Basic Information
The De Beers Group is the market leader in mining and trading diamonds and maintained a global near-monopoly for much of the 20th century, either convincing competitors to join them or flooding the market with diamonds similar to those sold by the competition. At times it also hoarded diamonds to artificially decrease supply and thus drive up prices.
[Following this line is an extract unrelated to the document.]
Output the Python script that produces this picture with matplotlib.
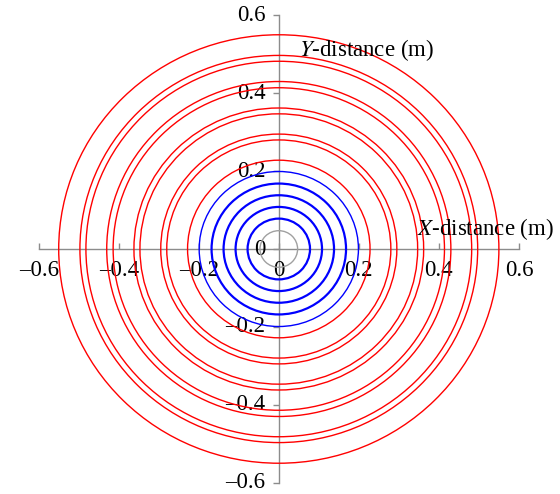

The company faced numerous criticisms for selling so-called "blood diamonds" - diamonds mined in war zones (mainly in Africa) by various insurgent factions under inhumane conditions in order to finance their insurgencies.
Ironically, but somewhat predictably, increased controls on the diamond trade introduced to restrict the flow of blood diamonds only serve to assist the actions of large players such as De Beers.
For reference, before the modern fad for diamonds, the ruby was the most sought after gemstone.
Sources
Game and Story Use
- The same principle that was applied to diamonds can be applied to any other material or substance in your campaign setting that can be sold as "fashionable" - establish a monopoly through means fair and foul (foul ones are more fun for gaming…) and then increase prices via artificial scarcity and expert marketing.
- And if your player characters get involved in efforts to circumvent this monopoly, there will be… trouble.
- As for "those RPGs" that require "500gp of diamond dust" and the like as spell components … how exactly does the underlying fabric of the universe respond when a cartel1 artificially raises the price of diamonds by 500% - does the spell still work with a fifth of the amount of actual diamond dust that it needed a century ago? If so, why the hell did it need all that much to start with?